La risposta della società civile è arrivata forte e chiara: sono oltre 10mila le firme raccolte in meno di un mese per chiedere al Consiglio federale di ritirare la decisione di vietare le adozioni internazionali. Un'iniziativa partita dal basso che ha trovato rapidamente eco in tutto il Paese. A farsi promotore della petizione è stato il Partito evangelico svizzero, sostenuto su più fronti. Tra questi anche la neonata associazione “Gruppo adozione e famiglie Svizzera”, fondata proprio in risposta al provvedimento del Governo, che ieri si è recata a Berna per la consegna delle firme. "Chiediamo al Consiglio federale di fare un passo indietro, è una decisione che non mette al centro il benessere del bambini", ha sottolineato la presidente Tristana Martinetti.
La politica si muove
La protesta non è rimasta confinata alla piazza. Anche sul fronte politico ci si sta muovendo. Proprio oggi, alla Commissione degli affari giuridici del Consiglio nazionale, il consigliere nazionale del PLR Simone Gianini ha depositato una mozione che chiede al Consiglio federale di rivedere la sua posizione. Il testo è stato accolto quasi all'unanimità, segnale di un malcontento trasversale che attraversa le forze politiche, al di là degli schieramenti. "Bisogna concentrarsi sulla revisione del sistema per evitare gli abusi, non uscirne: il divieto non è la via giusta", ha fatto notare il deputato ticinese.
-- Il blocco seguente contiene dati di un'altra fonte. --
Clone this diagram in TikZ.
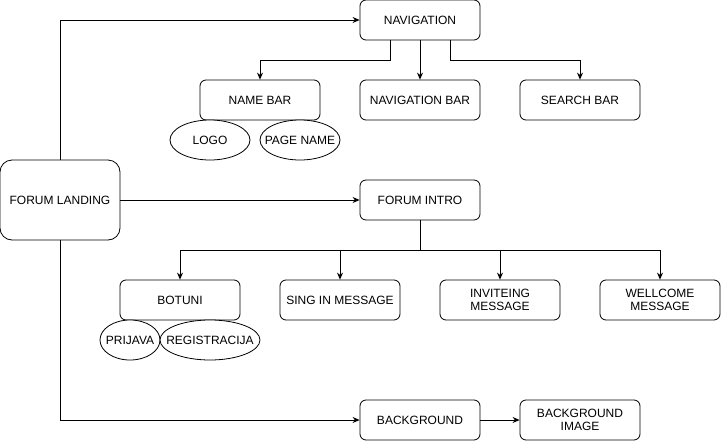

Famiglie in attesa, uno spiraglio si apre
La decisione del Consiglio federale ha colpito profondamente non solo le famiglie che hanno già adottato un bambino all’estero, ma anche posto nell’incertezza quelle che sono in procinto di farlo. Con la presentazione e la prima accoglienza positiva della mozione in Commissione, però, si apre uno spiraglio. Ora la parola passa al Parlamento, con l’auspicio che venga presto fatta chiarezza su un tema tanto delicato quanto sentito.